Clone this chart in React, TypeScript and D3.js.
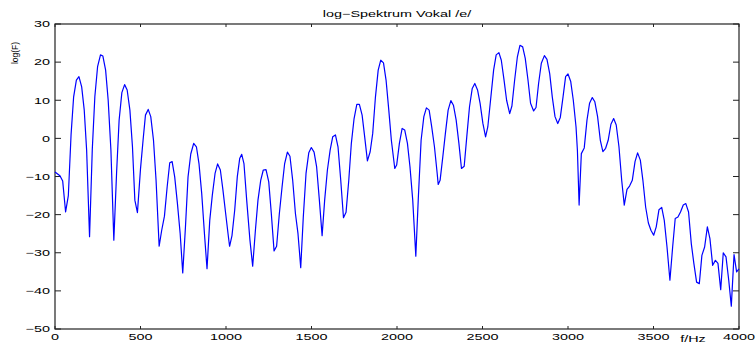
--
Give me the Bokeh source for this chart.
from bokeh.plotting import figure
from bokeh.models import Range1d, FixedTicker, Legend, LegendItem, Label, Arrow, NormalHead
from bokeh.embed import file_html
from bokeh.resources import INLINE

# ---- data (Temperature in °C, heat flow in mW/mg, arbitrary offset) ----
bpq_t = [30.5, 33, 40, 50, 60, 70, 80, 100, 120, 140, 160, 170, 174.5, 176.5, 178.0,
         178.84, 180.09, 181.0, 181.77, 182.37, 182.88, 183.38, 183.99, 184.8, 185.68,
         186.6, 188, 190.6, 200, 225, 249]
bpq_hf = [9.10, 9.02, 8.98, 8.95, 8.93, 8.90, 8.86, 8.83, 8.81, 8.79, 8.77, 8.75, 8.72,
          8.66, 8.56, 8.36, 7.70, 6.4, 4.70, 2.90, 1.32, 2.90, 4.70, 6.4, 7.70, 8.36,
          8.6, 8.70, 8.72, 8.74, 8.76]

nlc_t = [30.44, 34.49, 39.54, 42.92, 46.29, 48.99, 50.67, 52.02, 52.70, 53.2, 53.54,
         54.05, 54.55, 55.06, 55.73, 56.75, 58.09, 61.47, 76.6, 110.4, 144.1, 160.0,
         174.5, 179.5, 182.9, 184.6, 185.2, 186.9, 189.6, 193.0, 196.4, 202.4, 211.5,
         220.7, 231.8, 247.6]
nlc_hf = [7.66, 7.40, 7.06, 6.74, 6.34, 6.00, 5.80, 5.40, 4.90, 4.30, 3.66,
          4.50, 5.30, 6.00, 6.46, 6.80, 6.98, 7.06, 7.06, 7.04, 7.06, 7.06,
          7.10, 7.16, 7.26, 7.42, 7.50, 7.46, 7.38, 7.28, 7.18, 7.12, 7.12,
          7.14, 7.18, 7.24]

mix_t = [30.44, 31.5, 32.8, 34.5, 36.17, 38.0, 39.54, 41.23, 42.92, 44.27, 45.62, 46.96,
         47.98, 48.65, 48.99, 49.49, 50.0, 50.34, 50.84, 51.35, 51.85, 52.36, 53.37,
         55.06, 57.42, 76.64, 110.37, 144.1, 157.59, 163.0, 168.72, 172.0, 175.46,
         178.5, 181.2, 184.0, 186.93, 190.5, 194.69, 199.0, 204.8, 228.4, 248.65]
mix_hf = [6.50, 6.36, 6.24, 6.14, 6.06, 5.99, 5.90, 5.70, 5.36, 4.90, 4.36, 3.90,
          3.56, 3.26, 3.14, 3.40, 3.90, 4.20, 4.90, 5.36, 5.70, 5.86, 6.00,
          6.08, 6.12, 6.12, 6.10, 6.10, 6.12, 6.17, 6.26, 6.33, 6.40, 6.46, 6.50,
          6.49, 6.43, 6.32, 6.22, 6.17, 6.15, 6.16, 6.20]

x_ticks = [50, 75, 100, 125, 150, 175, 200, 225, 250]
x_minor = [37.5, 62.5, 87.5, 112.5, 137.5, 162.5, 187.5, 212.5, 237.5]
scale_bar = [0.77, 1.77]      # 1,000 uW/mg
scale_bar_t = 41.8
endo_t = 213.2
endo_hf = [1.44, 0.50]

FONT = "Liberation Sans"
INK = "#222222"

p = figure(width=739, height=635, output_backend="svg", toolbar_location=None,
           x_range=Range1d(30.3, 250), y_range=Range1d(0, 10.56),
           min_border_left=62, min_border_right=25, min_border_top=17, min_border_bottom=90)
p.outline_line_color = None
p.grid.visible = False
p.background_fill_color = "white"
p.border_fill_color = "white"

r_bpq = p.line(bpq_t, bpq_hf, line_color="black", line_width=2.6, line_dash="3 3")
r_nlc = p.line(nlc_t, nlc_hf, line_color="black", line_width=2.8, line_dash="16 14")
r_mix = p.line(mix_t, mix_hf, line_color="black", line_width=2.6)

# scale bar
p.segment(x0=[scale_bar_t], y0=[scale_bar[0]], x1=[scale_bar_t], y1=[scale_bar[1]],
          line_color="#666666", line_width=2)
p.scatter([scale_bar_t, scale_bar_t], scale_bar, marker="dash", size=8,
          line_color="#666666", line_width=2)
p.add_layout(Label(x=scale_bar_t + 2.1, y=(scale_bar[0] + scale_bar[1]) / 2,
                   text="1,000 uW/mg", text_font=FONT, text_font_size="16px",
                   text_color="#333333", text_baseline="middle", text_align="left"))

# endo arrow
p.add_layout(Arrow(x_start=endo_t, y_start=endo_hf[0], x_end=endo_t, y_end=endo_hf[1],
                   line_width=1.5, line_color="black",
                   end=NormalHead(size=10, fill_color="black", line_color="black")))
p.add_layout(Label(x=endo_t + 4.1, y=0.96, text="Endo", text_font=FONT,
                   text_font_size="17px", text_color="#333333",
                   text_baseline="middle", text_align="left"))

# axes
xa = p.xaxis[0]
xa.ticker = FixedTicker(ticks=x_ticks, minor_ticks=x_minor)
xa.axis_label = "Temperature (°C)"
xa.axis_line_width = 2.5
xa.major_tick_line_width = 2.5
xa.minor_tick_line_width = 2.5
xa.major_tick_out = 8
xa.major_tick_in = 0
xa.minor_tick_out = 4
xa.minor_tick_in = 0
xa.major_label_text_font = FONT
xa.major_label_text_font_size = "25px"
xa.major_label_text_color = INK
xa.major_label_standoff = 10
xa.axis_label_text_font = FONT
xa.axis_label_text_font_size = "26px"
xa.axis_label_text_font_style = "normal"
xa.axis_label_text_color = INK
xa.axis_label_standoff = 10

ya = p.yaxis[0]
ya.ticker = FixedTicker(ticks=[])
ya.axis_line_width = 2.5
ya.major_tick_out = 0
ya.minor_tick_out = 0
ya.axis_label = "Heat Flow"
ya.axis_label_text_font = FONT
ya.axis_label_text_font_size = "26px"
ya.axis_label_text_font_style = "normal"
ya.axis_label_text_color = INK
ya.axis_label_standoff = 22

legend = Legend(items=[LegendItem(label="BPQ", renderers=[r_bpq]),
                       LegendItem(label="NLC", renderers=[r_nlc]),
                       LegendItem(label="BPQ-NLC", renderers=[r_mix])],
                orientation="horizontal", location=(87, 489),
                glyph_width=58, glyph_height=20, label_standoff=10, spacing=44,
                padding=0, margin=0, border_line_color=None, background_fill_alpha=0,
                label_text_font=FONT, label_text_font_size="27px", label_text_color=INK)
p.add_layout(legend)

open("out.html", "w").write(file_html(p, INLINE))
--
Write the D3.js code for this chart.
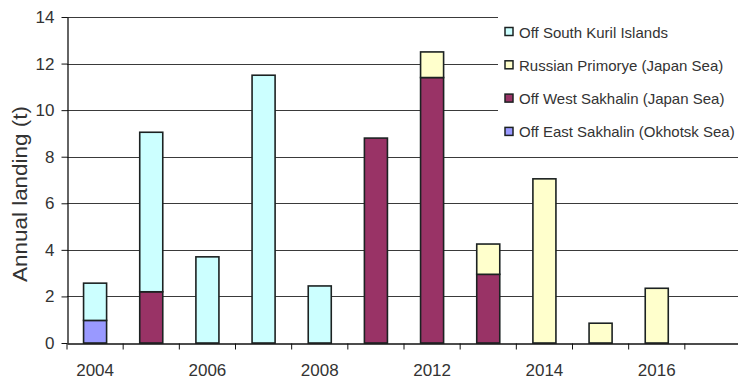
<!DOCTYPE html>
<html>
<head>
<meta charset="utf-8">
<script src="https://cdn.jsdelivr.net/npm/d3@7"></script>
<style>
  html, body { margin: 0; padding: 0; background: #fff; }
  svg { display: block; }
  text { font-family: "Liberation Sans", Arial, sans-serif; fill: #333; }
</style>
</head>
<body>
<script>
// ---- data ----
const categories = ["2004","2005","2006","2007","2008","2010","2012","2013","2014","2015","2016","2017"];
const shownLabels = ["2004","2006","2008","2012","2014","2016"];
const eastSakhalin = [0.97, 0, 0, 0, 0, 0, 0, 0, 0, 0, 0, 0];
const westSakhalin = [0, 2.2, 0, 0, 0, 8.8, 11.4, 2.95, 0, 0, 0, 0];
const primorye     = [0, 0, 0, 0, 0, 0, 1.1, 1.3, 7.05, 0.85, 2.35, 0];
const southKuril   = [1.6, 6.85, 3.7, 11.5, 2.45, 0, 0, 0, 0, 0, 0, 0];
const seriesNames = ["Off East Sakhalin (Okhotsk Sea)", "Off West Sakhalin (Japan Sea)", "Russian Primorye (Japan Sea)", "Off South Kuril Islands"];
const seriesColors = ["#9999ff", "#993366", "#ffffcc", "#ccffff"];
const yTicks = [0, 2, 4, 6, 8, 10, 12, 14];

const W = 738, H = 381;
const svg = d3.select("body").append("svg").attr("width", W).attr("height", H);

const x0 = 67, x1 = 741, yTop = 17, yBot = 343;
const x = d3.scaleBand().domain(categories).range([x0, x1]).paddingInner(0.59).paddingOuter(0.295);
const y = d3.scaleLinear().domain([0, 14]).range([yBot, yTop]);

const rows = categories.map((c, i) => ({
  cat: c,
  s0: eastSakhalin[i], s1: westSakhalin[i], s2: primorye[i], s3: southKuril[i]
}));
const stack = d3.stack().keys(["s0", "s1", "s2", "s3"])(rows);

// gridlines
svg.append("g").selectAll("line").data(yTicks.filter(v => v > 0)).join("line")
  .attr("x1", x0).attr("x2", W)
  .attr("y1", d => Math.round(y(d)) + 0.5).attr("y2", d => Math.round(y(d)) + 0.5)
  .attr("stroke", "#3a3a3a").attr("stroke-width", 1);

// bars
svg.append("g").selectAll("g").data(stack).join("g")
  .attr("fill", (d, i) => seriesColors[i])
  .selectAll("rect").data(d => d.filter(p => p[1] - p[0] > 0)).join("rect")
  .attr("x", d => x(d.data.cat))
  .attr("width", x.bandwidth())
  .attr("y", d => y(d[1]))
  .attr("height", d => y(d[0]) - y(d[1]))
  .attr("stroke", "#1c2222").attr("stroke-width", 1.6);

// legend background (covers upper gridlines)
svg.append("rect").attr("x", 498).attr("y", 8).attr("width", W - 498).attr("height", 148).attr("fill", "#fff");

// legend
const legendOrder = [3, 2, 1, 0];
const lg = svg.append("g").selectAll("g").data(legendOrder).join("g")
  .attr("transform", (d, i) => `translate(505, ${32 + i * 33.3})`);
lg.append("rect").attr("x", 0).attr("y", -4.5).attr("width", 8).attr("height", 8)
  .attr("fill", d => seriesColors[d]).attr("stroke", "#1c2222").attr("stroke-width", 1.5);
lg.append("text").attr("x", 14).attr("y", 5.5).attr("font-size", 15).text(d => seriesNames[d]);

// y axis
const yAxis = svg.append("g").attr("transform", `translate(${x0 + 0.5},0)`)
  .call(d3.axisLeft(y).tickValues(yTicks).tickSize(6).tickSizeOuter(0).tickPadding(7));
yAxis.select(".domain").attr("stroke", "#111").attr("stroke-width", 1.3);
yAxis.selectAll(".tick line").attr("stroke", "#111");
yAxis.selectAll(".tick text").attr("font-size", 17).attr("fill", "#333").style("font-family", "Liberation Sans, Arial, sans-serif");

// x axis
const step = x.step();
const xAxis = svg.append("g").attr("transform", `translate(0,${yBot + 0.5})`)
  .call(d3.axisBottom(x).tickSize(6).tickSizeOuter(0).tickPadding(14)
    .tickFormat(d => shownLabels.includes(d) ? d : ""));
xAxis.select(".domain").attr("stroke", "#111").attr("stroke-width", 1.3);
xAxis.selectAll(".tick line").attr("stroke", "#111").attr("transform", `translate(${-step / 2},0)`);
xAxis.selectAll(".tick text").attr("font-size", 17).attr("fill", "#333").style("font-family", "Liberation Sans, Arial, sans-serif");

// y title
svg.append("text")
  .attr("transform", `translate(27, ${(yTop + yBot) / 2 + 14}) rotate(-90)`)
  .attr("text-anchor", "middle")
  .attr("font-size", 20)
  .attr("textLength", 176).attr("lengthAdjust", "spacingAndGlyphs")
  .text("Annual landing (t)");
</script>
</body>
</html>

Direction - In the listing above, find the line with "Give me the Bokeh source for this chart." and the line with "7.14, 7.18, 7.24]", then print exactly those lines and every line between them.

Output for this exercise -
Give me the Bokeh source for this chart.
from bokeh.plotting import figure
from bokeh.models import Range1d, FixedTicker, Legend, LegendItem, Label, Arrow, NormalHead
from bokeh.embed import file_html
from bokeh.resources import INLINE

# ---- data (Temperature in °C, heat flow in mW/mg, arbitrary offset) ----
bpq_t = [30.5, 33, 40, 50, 60, 70, 80, 100, 120, 140, 160, 170, 174.5, 176.5, 178.0,
         178.84, 180.09, 181.0, 181.77, 182.37, 182.88, 183.38, 183.99, 184.8, 185.68,
         186.6, 188, 190.6, 200, 225, 249]
bpq_hf = [9.10, 9.02, 8.98, 8.95, 8.93, 8.90, 8.86, 8.83, 8.81, 8.79, 8.77, 8.75, 8.72,
          8.66, 8.56, 8.36, 7.70, 6.4, 4.70, 2.90, 1.32, 2.90, 4.70, 6.4, 7.70, 8.36,
          8.6, 8.70, 8.72, 8.74, 8.76]

nlc_t = [30.44, 34.49, 39.54, 42.92, 46.29, 48.99, 50.67, 52.02, 52.70, 53.2, 53.54,
         54.05, 54.55, 55.06, 55.73, 56.75, 58.09, 61.47, 76.6, 110.4, 144.1, 160.0,
         174.5, 179.5, 182.9, 184.6, 185.2, 186.9, 189.6, 193.0, 196.4, 202.4, 211.5,
         220.7, 231.8, 247.6]
nlc_hf = [7.66, 7.40, 7.06, 6.74, 6.34, 6.00, 5.80, 5.40, 4.90, 4.30, 3.66,
          4.50, 5.30, 6.00, 6.46, 6.80, 6.98, 7.06, 7.06, 7.04, 7.06, 7.06,
          7.10, 7.16, 7.26, 7.42, 7.50, 7.46, 7.38, 7.28, 7.18, 7.12, 7.12,
          7.14, 7.18, 7.24]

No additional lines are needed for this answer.